Bear-ing up so far
The gnarled mass of root-wads, rocks and logs where Bear Creek meets the Rogue River looks more like a pile of slash ready for burning than a carefully constructed buffer protecting one piece of nature from another.
Eugene Wier picks his way carefully through it Tuesday as he treads where Bear Creek roiled five days ago when the winter's first significant rainstorm challenged this buffer's ability to curb erosion of banks exposed by the removal of Gold Ray Dam from the Rogue in 2010.
He likes what he sees.
"The flows put it to the test," says Wier, a natural resources technician for the Rogue Valley Council of Governments. "It's doing exactly what it's supposed to."
Halfway into the second winter since these banks saw air for the first time in 106 years, the engineered Bear Creek mouth — fortified to help keep the Rogue and Bear Creek in their channels — is getting good marks for toughness.
The structure now has taken two stiff jabs from small storm events almost exactly one year apart, with the most recent coming Thursday when flows peaked at what was a pretty run-of-the-mill level for the Upper Rogue River Basin.
But the rock, wood and gravel structures have yet to take one of nature's haymakers in the form of a significant flood event — one that will reveal whether the new-look creek mouth can really take a punch.
"Things aren't looking too bad right now, but we still haven't had a major test," says the RVCOG's Craig Tuss, who is overseeing rehabilitation efforts of stream banks exposed by the dam's removal.
"I'd say the jury is still out on how the creek mouth might change from a major storm," Tuss says.
Efforts to restore banks that have been underwater since the Teddy Roosevelt administration are halfway through a three-year program to turn what once was the bottom of Gold Ray reservoir into a free-flowing river.
In its day, the dam backed up water into two sloughs and in the main-stem Rogue up past the mouth of Bear Creek. The lower 1,000 feet of Bear Creek was like a stagnant extension of the reservoir.
The dam's demolition dropped lower Bear Creek by 5 feet and other downstream banks on the Rogue as much as 20 feet, leaving the vegetation line far from the water.
Perhaps the most tenuous piece of newly exposed dirt was on the south side of Bear Creek's mouth. High Rogue storm flows threatened to pound into it, and the soft bank, which had little vegetation at the time, had a strong chance of failing if left alone.
Armed with a $507,000 NOAA-Fisheries grant and some money left over from the federal stimulus grant used for dam removal, the Corvallis-based River Design Group went to work.
Computer models helped design a new meander channel for Bear Creek through the newly exposed stream bank. Specific-sized rocks were placed in the lower creek to absorb some of the energy of the rushing waters.
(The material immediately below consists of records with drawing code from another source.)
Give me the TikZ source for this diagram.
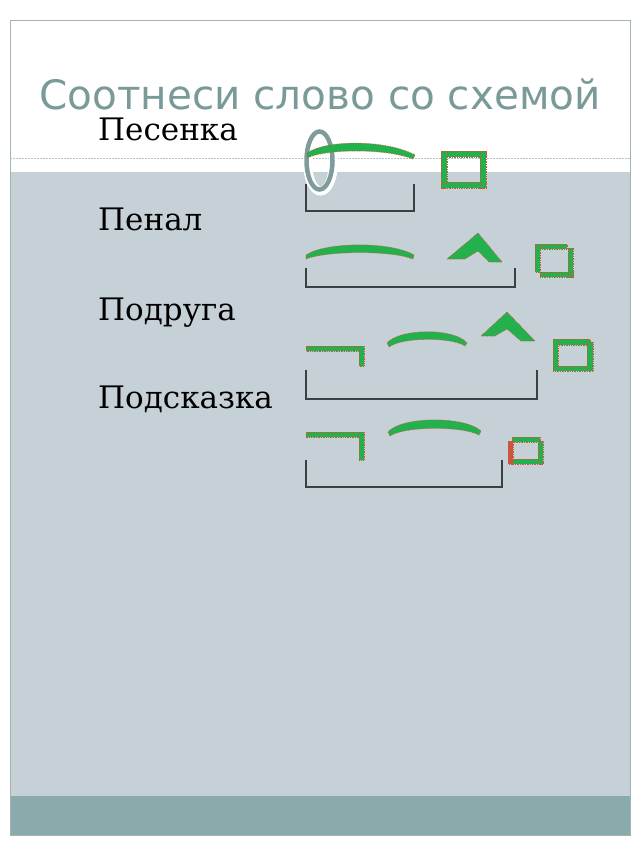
\documentclass[tikz,border=0pt]{standalone}
\usepackage{fontspec}
\setmainfont{DejaVu Serif}
\newfontfamily\titlefont{DejaVu Sans}
\usetikzlibrary{positioning}
\definecolor{slidebg}{RGB}{198,209,215}
\definecolor{bandcolor}{RGB}{138,171,171}
\definecolor{titlecolor}{RGB}{122,154,154}
\definecolor{framecolor}{RGB}{160,180,180}
\definecolor{partgreen}{RGB}{34,177,76}
\definecolor{partred}{RGB}{205,85,60}
\definecolor{ovalcolor}{RGB}{128,155,155}
\definecolor{basecolor}{RGB}{60,64,68}

\begin{document}
\begin{tikzpicture}[
    x=1pt, y=-1pt,
    word/.style={anchor=base west, inner sep=0pt, font=\fontsize{31}{36}\selectfont},
    part/.style={fill=partgreen, draw=partred, densely dotted, line width=0.7pt},
    base/.style={draw=basecolor, line width=1.3pt},
    bar/.style={part, fill=partgreen}
]
    \useasboundingbox (0,0) rectangle (640,853);
    % Slide
    \fill[white] (0,0) rectangle (640,853);
    \fill[slidebg] (10,172) rectangle (630,796);
    \fill[bandcolor] (10,796) rectangle (630,835);
    \draw[framecolor, line width=0.8pt] (10,20) rectangle (630,835);
    \draw[framecolor!80, dashed, dash pattern=on 2pt off 1pt, line width=0.6pt] (10,158) -- (630,158);

    % Title and words
    \node[font=\titlefont\fontsize{40.5}{46}\selectfont, text=titlecolor, anchor=base, inner sep=0pt] (title) at (320,110) {Соотнеси слово со схемой};
    \node[word] (song) at (98,141) {Песенка};
    \node[word] (pencase) at (98,230) {Пенал};
    \node[word] (friend) at (98,320) {Подруга};
    \node[word] (hint) at (98,408) {Подсказка};

    % Scheme 1
    \draw[white, line width=9pt] (320.5,162) ellipse (13 and 29);
    \draw[ovalcolor, line width=4.5pt] (319.5,160.5) ellipse (13 and 29);
    \draw[part] (307,153) .. controls (325,140) and (385,139) .. (415,155)
        -- (413,159) .. controls (385,148) and (325,149) .. (307,158) -- cycle;
    \draw[base] (306,184) -- (306,211) -- (414,211) -- (414,184);
    \draw[bar] (441,151) rectangle (486,157);
    \draw[bar] (441,151) rectangle (447,188);
    \draw[bar] (441,182) rectangle (486,188);
    \draw[bar] (480,151) rectangle (486,188);

    % Scheme 2
    \draw[part] (306,255) .. controls (325,242) and (390,241) .. (414,255)
        -- (413,259) .. controls (390,250) and (325,251) .. (306,259) -- cycle;
    \draw[part] (447,259) -- (478,233) -- (502,262) -- (489,262) -- (478,251) -- (465,259) -- cycle;
    \draw[base] (306,268) -- (306,287) -- (515,287) -- (515,268);
    \draw[bar] (535,244) rectangle (567,249);
    \draw[bar] (535,244) rectangle (540,272);
    \draw[bar] (540,272) rectangle (573,277);
    \draw[bar] (568,248) rectangle (573,277);

    % Scheme 3
    \draw[part] (306,346) -- (364,346) -- (364,366) -- (359,366) -- (359,351) -- (306,351) -- cycle;
    \draw[part] (387,343) .. controls (400,328) and (455,328) .. (467,343)
        -- (465,346) .. controls (452,337) and (402,337) .. (389,347) -- cycle;
    \draw[part] (481,336) -- (507,312) -- (535,341) -- (521,341) -- (507,329) -- (495,336) -- cycle;
    \draw[base] (306,370) -- (306,399) -- (537,399) -- (537,370);
    \draw[bar] (553,339) rectangle (590,345);
    \draw[bar] (553,339) rectangle (558,371);
    \draw[bar] (553,366) rectangle (590,371);
    \draw[bar] (587,342) rectangle (593,371);

    % Scheme 4
    \draw[part] (306,432) -- (364,432) -- (364,460) -- (359,460) -- (359,437) -- (306,437) -- cycle;
    \draw[part] (388,432) .. controls (402,416) and (465,416) .. (481,431)
        -- (479,435) .. controls (463,426) and (404,426) .. (390,436) -- cycle;
    \draw[base] (306,460) -- (306,487) -- (502,487) -- (502,460);
    \draw[bar] (512,437) rectangle (540,442);
    \draw[bar, fill=partred] (508,441) rectangle (513,464);
    \draw[bar] (513,459) rectangle (543,464);
    \draw[bar] (538,441) rectangle (543,464);
\end{tikzpicture}
\end{document}
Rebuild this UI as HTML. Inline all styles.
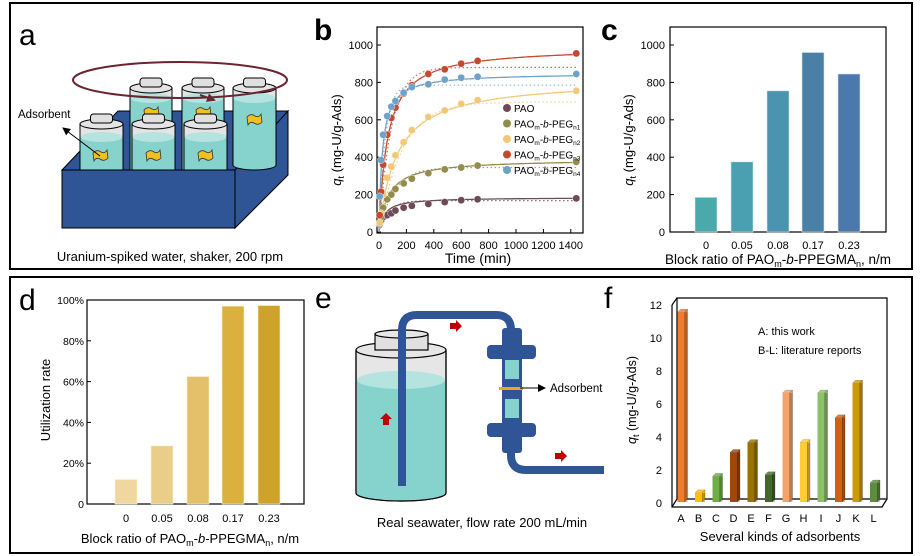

But the big bang came from root-wads and timbers — many salvaged from the original timber-crib Gold Ray Dam — that were dug into the banks to strengthen loose soils ready for planting.
Since then, the RVCOG and local organizers have marshaled volunteers to plant thousands of native plants and willow shoots whose roots over time will give the banks greater strength to withstand storm runoff.
"Bear Creek's looking pretty good," says Scott Wright, River Design Group's chief designer on the project. "It's got a nice pool-riffle sequence.
"Things will only get better in time if we get more vegetation growth."
Until then, all eyes are on the Bear Creek mouth every time the river rises.
The first test came Jan. 16, 2011, when storms swelled the creek and the Rogue peaked at about 18,000 cubic feet per second at the mouth. That's the kind of winter storm that statistically can be expected every other year — not huge, but a good first test.
Last week's storm peaked at about 12,600 cfs there late Thursday, and all the main structures are still in place.
"Think about how much pressure this thing has taken, and it looks great," Wier says.